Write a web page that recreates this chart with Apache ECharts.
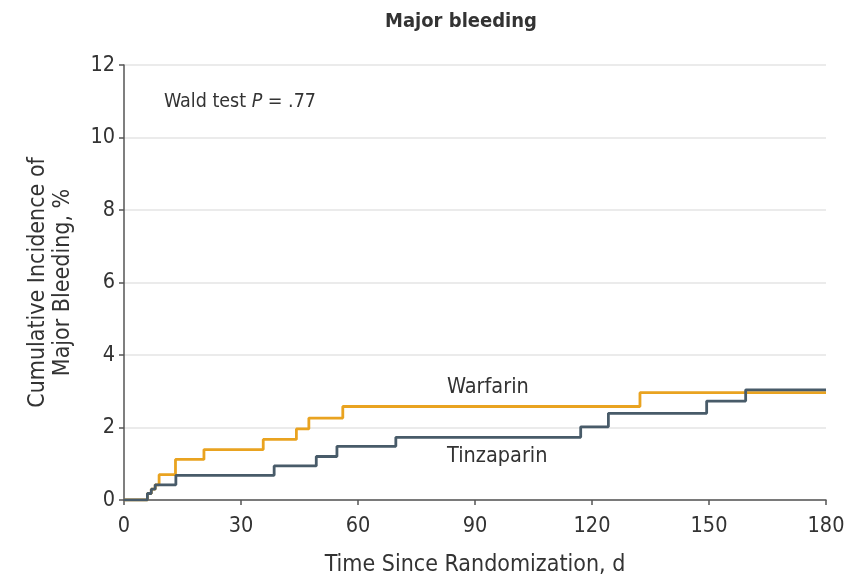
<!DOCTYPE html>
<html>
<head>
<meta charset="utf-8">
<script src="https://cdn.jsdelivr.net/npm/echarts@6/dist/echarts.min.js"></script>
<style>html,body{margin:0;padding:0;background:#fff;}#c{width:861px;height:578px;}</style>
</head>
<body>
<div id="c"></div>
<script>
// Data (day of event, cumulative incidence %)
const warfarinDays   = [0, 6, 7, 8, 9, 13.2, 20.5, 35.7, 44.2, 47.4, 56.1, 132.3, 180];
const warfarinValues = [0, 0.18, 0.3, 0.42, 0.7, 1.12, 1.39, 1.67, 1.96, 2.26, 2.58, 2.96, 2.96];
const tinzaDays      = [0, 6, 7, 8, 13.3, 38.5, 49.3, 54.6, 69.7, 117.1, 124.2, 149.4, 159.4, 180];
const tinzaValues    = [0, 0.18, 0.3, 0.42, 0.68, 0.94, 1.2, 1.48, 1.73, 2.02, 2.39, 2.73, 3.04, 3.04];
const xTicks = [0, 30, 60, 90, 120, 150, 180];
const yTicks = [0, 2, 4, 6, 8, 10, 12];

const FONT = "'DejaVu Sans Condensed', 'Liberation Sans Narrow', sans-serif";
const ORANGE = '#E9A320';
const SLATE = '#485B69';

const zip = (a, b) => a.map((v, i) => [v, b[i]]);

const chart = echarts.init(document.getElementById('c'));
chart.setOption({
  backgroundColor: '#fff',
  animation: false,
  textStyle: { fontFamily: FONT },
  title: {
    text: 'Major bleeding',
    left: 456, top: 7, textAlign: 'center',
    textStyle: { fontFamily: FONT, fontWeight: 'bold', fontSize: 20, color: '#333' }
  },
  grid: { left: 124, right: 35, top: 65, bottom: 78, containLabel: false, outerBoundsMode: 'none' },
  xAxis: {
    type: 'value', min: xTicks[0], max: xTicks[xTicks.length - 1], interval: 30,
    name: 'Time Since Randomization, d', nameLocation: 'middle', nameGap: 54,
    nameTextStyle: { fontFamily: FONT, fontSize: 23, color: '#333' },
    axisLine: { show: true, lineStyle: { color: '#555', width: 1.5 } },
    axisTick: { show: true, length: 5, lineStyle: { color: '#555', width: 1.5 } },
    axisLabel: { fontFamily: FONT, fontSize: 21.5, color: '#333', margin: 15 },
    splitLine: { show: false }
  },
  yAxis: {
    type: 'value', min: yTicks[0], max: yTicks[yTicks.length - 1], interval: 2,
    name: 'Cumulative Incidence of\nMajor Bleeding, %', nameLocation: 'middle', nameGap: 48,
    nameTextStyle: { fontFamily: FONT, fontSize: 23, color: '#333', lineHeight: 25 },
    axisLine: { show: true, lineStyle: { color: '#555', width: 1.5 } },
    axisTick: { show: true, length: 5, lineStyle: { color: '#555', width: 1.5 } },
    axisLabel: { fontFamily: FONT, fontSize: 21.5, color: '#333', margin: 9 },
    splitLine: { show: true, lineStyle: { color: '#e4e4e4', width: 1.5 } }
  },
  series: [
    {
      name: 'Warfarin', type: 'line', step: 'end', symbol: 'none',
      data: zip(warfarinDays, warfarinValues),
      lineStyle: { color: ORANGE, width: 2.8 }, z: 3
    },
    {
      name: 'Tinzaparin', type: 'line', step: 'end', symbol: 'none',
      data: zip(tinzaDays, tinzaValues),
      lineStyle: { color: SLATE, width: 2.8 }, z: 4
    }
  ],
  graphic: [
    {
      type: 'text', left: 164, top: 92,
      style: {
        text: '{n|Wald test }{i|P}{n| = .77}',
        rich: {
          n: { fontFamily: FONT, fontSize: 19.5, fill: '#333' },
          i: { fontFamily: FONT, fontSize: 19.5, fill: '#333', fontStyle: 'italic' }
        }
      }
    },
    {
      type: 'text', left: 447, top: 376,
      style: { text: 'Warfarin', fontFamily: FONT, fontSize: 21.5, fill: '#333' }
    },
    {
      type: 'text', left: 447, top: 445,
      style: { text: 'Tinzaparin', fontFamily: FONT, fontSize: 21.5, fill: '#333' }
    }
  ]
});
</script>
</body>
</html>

==

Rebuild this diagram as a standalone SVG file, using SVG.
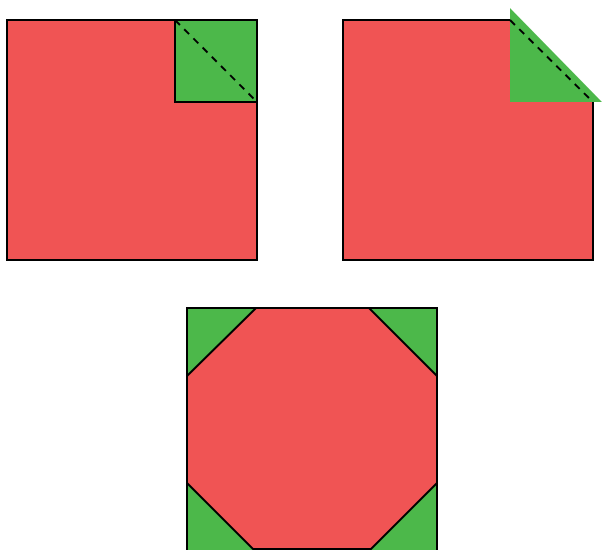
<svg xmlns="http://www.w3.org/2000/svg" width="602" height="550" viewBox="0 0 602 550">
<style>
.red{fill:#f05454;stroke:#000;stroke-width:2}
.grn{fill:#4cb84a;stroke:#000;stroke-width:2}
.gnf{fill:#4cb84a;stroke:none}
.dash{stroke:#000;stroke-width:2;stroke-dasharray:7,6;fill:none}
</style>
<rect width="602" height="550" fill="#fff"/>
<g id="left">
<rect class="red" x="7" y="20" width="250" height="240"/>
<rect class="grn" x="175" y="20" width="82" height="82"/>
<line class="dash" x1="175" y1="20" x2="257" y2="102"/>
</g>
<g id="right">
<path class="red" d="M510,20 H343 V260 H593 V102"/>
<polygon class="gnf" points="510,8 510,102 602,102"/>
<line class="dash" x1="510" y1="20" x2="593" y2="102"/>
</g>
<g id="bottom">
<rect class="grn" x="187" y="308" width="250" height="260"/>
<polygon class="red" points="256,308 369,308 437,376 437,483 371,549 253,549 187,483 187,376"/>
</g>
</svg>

** What to do **
Exactly as they stand, quote the lines beginning with the one that contains "Write a web" and ending with the one that contains "const zip = (a, b)", with no pictures.

** Full output **
Write a web page that recreates this chart with Apache ECharts.
<!DOCTYPE html>
<html>
<head>
<meta charset="utf-8">
<script src="https://cdn.jsdelivr.net/npm/echarts@6/dist/echarts.min.js"></script>
<style>html,body{margin:0;padding:0;background:#fff;}#c{width:861px;height:578px;}</style>
</head>
<body>
<div id="c"></div>
<script>
// Data (day of event, cumulative incidence %)
const warfarinDays   = [0, 6, 7, 8, 9, 13.2, 20.5, 35.7, 44.2, 47.4, 56.1, 132.3, 180];
const warfarinValues = [0, 0.18, 0.3, 0.42, 0.7, 1.12, 1.39, 1.67, 1.96, 2.26, 2.58, 2.96, 2.96];
const tinzaDays      = [0, 6, 7, 8, 13.3, 38.5, 49.3, 54.6, 69.7, 117.1, 124.2, 149.4, 159.4, 180];
const tinzaValues    = [0, 0.18, 0.3, 0.42, 0.68, 0.94, 1.2, 1.48, 1.73, 2.02, 2.39, 2.73, 3.04, 3.04];
const xTicks = [0, 30, 60, 90, 120, 150, 180];
const yTicks = [0, 2, 4, 6, 8, 10, 12];

const FONT = "'DejaVu Sans Condensed', 'Liberation Sans Narrow', sans-serif";
const ORANGE = '#E9A320';
const SLATE = '#485B69';

const zip = (a, b) => a.map((v, i) => [v, b[i]]);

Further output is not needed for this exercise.